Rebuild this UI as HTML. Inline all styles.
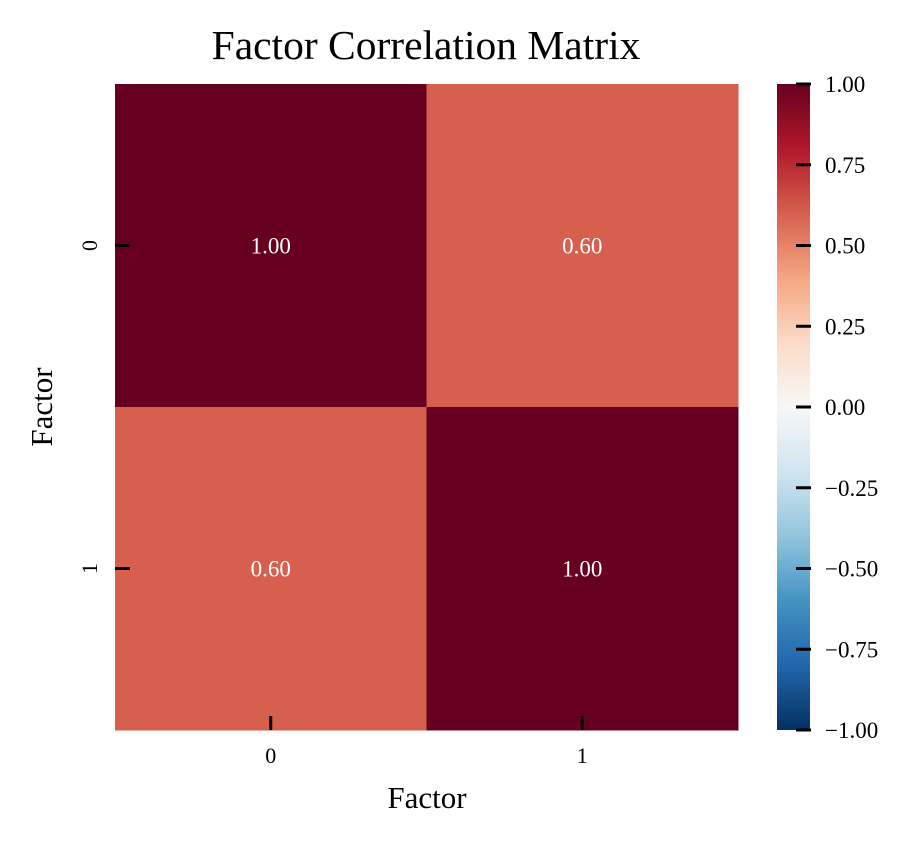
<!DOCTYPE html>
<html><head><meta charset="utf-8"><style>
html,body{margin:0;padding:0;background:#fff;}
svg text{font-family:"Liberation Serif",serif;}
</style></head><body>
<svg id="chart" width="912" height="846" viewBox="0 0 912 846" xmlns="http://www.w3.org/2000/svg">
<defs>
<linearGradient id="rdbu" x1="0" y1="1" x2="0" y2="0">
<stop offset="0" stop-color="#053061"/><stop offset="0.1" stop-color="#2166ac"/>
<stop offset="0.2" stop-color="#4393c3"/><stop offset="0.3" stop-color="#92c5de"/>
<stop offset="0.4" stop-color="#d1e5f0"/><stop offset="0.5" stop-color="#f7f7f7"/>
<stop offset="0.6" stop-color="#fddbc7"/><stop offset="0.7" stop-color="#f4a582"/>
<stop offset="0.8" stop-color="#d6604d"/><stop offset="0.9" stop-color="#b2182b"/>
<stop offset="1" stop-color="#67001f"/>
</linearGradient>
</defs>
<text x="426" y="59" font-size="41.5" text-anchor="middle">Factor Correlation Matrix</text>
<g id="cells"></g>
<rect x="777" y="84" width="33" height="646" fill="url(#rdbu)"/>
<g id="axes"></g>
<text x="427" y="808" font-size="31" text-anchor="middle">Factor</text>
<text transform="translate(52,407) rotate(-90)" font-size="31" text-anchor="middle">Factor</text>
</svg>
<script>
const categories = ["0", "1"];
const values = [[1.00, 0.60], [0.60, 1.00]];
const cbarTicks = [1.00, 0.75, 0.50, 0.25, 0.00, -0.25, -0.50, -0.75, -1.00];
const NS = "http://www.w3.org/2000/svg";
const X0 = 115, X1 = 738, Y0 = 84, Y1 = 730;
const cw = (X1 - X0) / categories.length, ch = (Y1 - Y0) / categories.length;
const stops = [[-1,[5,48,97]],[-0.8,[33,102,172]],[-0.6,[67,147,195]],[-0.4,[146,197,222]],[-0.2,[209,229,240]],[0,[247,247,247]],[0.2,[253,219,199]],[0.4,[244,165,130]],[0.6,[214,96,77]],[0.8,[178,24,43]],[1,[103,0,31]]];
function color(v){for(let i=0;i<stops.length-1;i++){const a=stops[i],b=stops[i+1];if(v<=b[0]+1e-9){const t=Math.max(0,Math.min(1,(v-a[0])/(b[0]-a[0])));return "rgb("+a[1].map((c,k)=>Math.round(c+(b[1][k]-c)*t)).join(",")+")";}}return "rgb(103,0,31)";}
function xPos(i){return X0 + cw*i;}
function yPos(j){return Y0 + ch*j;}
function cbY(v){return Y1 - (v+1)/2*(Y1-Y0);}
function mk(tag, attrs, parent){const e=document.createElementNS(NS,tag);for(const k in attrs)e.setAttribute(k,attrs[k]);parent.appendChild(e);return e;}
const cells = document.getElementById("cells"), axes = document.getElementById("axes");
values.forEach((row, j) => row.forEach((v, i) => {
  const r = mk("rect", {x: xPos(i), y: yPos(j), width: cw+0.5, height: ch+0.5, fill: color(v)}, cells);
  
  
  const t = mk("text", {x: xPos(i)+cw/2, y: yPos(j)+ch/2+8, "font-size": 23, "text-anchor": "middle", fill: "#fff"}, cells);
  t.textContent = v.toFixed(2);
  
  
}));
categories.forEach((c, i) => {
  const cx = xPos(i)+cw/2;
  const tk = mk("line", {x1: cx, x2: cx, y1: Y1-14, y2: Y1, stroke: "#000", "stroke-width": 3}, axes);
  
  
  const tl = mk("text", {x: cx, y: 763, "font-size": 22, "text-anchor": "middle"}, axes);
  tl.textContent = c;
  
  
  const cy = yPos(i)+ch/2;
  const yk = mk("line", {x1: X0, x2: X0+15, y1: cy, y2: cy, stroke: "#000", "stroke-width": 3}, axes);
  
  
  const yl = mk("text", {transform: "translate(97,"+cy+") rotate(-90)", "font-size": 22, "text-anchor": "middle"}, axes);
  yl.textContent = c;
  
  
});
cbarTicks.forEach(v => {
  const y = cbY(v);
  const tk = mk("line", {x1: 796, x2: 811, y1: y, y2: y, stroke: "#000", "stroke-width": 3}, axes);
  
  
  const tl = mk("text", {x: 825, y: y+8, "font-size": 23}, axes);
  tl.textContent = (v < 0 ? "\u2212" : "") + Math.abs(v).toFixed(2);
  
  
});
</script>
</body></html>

# # #

### Work to do
Pictures are excluded; output everything else in the data verbatim.

### Result for this task
Rebuild this UI as HTML. Inline all styles.
<!DOCTYPE html>
<html><head><meta charset="utf-8"><style>
html,body{margin:0;padding:0;background:#fff;}
svg text{font-family:"Liberation Serif",serif;}
</style></head><body>
<svg id="chart" width="912" height="846" viewBox="0 0 912 846" xmlns="http://www.w3.org/2000/svg">
<defs>
<linearGradient id="rdbu" x1="0" y1="1" x2="0" y2="0">
<stop offset="0" stop-color="#053061"/><stop offset="0.1" stop-color="#2166ac"/>
<stop offset="0.2" stop-color="#4393c3"/><stop offset="0.3" stop-color="#92c5de"/>
<stop offset="0.4" stop-color="#d1e5f0"/><stop offset="0.5" stop-color="#f7f7f7"/>
<stop offset="0.6" stop-color="#fddbc7"/><stop offset="0.7" stop-color="#f4a582"/>
<stop offset="0.8" stop-color="#d6604d"/><stop offset="0.9" stop-color="#b2182b"/>
<stop offset="1" stop-color="#67001f"/>
</linearGradient>
</defs>
<text x="426" y="59" font-size="41.5" text-anchor="middle">Factor Correlation Matrix</text>
<g id="cells"></g>
<rect x="777" y="84" width="33" height="646" fill="url(#rdbu)"/>
<g id="axes"></g>
<text x="427" y="808" font-size="31" text-anchor="middle">Factor</text>
<text transform="translate(52,407) rotate(-90)" font-size="31" text-anchor="middle">Factor</text>
</svg>
<script>
const categories = ["0", "1"];
const values = [[1.00, 0.60], [0.60, 1.00]];
const cbarTicks = [1.00, 0.75, 0.50, 0.25, 0.00, -0.25, -0.50, -0.75, -1.00];
const NS = "http://www.w3.org/2000/svg";
const X0 = 115, X1 = 738, Y0 = 84, Y1 = 730;
const cw = (X1 - X0) / categories.length, ch = (Y1 - Y0) / categories.length;
const stops = [[-1,[5,48,97]],[-0.8,[33,102,172]],[-0.6,[67,147,195]],[-0.4,[146,197,222]],[-0.2,[209,229,240]],[0,[247,247,247]],[0.2,[253,219,199]],[0.4,[244,165,130]],[0.6,[214,96,77]],[0.8,[178,24,43]],[1,[103,0,31]]];
function color(v){for(let i=0;i<stops.length-1;i++){const a=stops[i],b=stops[i+1];if(v<=b[0]+1e-9){const t=Math.max(0,Math.min(1,(v-a[0])/(b[0]-a[0])));return "rgb("+a[1].map((c,k)=>Math.round(c+(b[1][k]-c)*t)).join(",")+")";}}return "rgb(103,0,31)";}
function xPos(i){return X0 + cw*i;}
function yPos(j){return Y0 + ch*j;}
function cbY(v){return Y1 - (v+1)/2*(Y1-Y0);}
function mk(tag, attrs, parent){const e=document.createElementNS(NS,tag);for(const k in attrs)e.setAttribute(k,attrs[k]);parent.appendChild(e);return e;}
const cells = document.getElementById("cells"), axes = document.getElementById("axes");
values.forEach((row, j) => row.forEach((v, i) => {
  const r = mk("rect", {x: xPos(i), y: yPos(j), width: cw+0.5, height: ch+0.5, fill: color(v)}, cells);
  
  
  const t = mk("text", {x: xPos(i)+cw/2, y: yPos(j)+ch/2+8, "font-size": 23, "text-anchor": "middle", fill: "#fff"}, cells);
  t.textContent = v.toFixed(2);
  
  
}));
categories.forEach((c, i) => {
  const cx = xPos(i)+cw/2;
  const tk = mk("line", {x1: cx, x2: cx, y1: Y1-14, y2: Y1, stroke: "#000", "stroke-width": 3}, axes);
  
  
  const tl = mk("text", {x: cx, y: 763, "font-size": 22, "text-anchor": "middle"}, axes);
  tl.textContent = c;
  
  
  const cy = yPos(i)+ch/2;
  const yk = mk("line", {x1: X0, x2: X0+15, y1: cy, y2: cy, stroke: "#000", "stroke-width": 3}, axes);
  
  
  const yl = mk("text", {transform: "translate(97,"+cy+") rotate(-90)", "font-size": 22, "text-anchor": "middle"}, axes);
  yl.textContent = c;
  
  
});
cbarTicks.forEach(v => {
  const y = cbY(v);
  const tk = mk("line", {x1: 796, x2: 811, y1: y, y2: y, stroke: "#000", "stroke-width": 3}, axes);
  
  
  const tl = mk("text", {x: 825, y: y+8, "font-size": 23}, axes);
  tl.textContent = (v < 0 ? "\u2212" : "") + Math.abs(v).toFixed(2);
  
  
});
</script>
</body></html>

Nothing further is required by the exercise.